Researchers awarded £1.2 million to trial a new weight loss treatment
Researchers at Imperial College Healthcare NHS Trust have been awarded £1.2 million to trial a new minimally invasive weight loss treatment in patients.
Obesity is a common problem in the UK and it is estimated that one in four adults are living with obesity.
Some of the current treatments for people with obesity include dietary advice, drugs and weight loss surgery known as gastric bypass surgery. The surgery can be very effective in keeping excess weight off and in improving blood sugar levels in diabetics but some patients decide against this option because it can cause complications such as abdominal pain, chronic nausea, vomiting and debilitating low blood sugar levels. Weight loss dietary programmes can also be ineffective for some patients.
Researchers at Imperial College Healthcare NHS Trust and Imperial College London will assess whether a procedure called left gastric artery embolisation (LGAE) is more effective in reducing weight compared to receiving diet and exercise advice.

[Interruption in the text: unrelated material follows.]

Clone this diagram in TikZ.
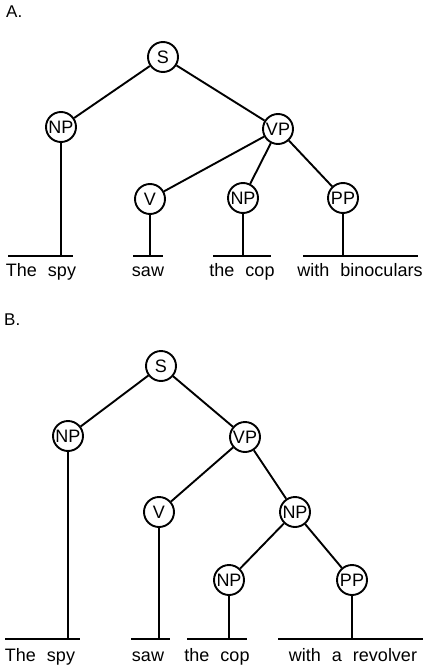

LGAE is a minimally invasive treatment most commonly used to treat bleeding in the stomach or intestines by reducing blood supply to a specific area at the top of the stomach. Using an x-ray to see inside the stomach, embolisation particles (large molecules that are soluble in water) are then injected through a catheter to the top part of the stomach to block the blood flow. The procedure takes under an hour.
This treatment reduces the production of the hormone called ghrelin, which controls appetite. Early evidence in animals suggests this treatment could be used for obesity. Previous research has shown patients having stomach embolisation for bleeding stomach ulcers in the top of the stomach lost more weight than patients having embolisation to other organs or other areas of the stomach.
Clinical senior lecturer in bariatric surgery at Imperial College London and consultant bariatric surgeon at Imperial College Healthcare NHS Trust, Ahmed R Ahmed, who leads this work said:
“Obesity is a major health issue that has a high cost for patients and wider society as it’s associated with a range of health problems such as diabetes, heart disease and cancer. There are currently a range of treatments such as dietary programmes, drugs and surgery. However, for some patients these treatments can be ineffective, carry side effects and they can also be very expensive.
“There is a real need to develop new treatments which are clinically effective, less invasive, more appealing to prospective patients and cost effective to the NHS.
“Our research could help address this unmet clinical need, as preliminary research suggests LGAE has potential as a minimally invasive treatment for weight loss. The new funding will help us assess for the first time how effective this treatment is for our patients.”
Dr Prashant Patel, clinical research fellow at Imperial College London, added:
“There is a real need to expand the weight loss treatments currently on offer for patients, especially those who don’t want to go down a surgical route. LGAE has been shown to be a promising minimally invasive treatment but there’s not yet been enough research for us to say how effective it might be. Our research will help us to answer this question and see if it could be a viable treatment for people living with obesity.”
The team will recruit 76 patients, who have a BMI between 35 and 50, to a one-year study, which begins in December. Thirty-eight patients will have the LGAE procedure and 38 patients a placebo procedure at St. Mary’s Hospital or UCL Hospitals NHS Trust. The patients will then be followed up to see the impact of their treatment on weight loss and compare the two groups. They will also attend appointments with a specialist dietician and obesity medicine physician as part of the hospital’s routine post-surgical lifetime programme.
The research is funded by the National Institute for Health Research (NIHR) Efficacy and Mechanism Evaluation programme.